5. Follow your compass: Having a map is great, but life does not go to plan. I know this very well as I grieved the unexpected loss of a close friend this year. We can plan all we want and have a roadmap to get there, but sometimes life has other plans. It’s key to remember not to hold these plans tightly (which is why I like to keep it simple) but to take a flexible approach to how you might become where you want to go. Do not create a plan that has so many rules baked in that if you violate them, the whole thing crumbles. Add some cushion for the unknown that allows you to become stronger during moments of uncertainty. That is the entire premise of the book Antifragileby Nassim Taleb.
6. Celebrate your wins: A friend of mine wrote a thoughtful response to me the other day. It was compassionate and brutal in that after he thanked me for the impact I have had on his success, he finished with “give yourself some credit.” I’ll be honest; I do not take inventory of my wins as often as I should and can do a much better job of this. However, when I visit my roadmap for the year, I quickly remember how much effort was put into achieving my personal goals with precision and clarity. Further, I can help others acknowledge their wins by expressing gratitude and articulating my perspective of how amazing they are and why I am so fortunate to have them in my life.
Once this is done the first time, you can keep a running document that compiles all prior year’s planning. The key is to not look at that document until after you have created this year’s version. The reason I believe that is important is that you want to see the authentic contrast between the years. Peeking at prior entries can contaminate thoughts and shift how you respond to these prompts.

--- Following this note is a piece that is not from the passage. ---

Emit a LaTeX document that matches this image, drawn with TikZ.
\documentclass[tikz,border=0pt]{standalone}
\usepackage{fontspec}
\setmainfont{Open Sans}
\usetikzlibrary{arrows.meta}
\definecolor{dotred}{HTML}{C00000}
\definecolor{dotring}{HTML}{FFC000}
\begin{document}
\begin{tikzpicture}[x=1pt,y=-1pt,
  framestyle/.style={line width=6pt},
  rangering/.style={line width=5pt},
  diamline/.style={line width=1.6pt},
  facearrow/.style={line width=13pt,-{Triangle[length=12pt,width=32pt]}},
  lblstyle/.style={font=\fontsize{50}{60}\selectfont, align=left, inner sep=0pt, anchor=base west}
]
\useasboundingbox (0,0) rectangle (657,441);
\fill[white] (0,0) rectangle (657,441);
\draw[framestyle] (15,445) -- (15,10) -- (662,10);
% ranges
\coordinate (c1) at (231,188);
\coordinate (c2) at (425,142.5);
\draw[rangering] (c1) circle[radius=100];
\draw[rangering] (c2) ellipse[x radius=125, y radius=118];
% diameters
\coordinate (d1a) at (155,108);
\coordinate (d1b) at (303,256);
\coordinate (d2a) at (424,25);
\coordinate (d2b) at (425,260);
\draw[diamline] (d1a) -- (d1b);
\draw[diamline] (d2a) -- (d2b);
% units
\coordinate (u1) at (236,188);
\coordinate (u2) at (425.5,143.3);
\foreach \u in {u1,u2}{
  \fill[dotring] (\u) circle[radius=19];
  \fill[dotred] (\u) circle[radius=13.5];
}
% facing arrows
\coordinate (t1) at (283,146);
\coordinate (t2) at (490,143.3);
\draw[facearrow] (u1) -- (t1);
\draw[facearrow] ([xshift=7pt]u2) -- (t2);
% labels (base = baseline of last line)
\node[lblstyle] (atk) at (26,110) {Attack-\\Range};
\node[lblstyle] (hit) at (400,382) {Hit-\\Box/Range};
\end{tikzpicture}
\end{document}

What Does This Mean to Me?
My hope is that this is a useful framework or reference point on how someone could go about planning for their personal growth in the new year. It can be something that is implemented yourself or used as a reference point during a conversation about living a purposeful life with a loved one during the holidays. In the words of James Clear in his excellent book Atomic Habits, “every action you take is a vote for the type of person you wish to become.” Keep voting for that person through the framework you outlined above, and eventually, the compound effects may take you to places you could never have dreamed of!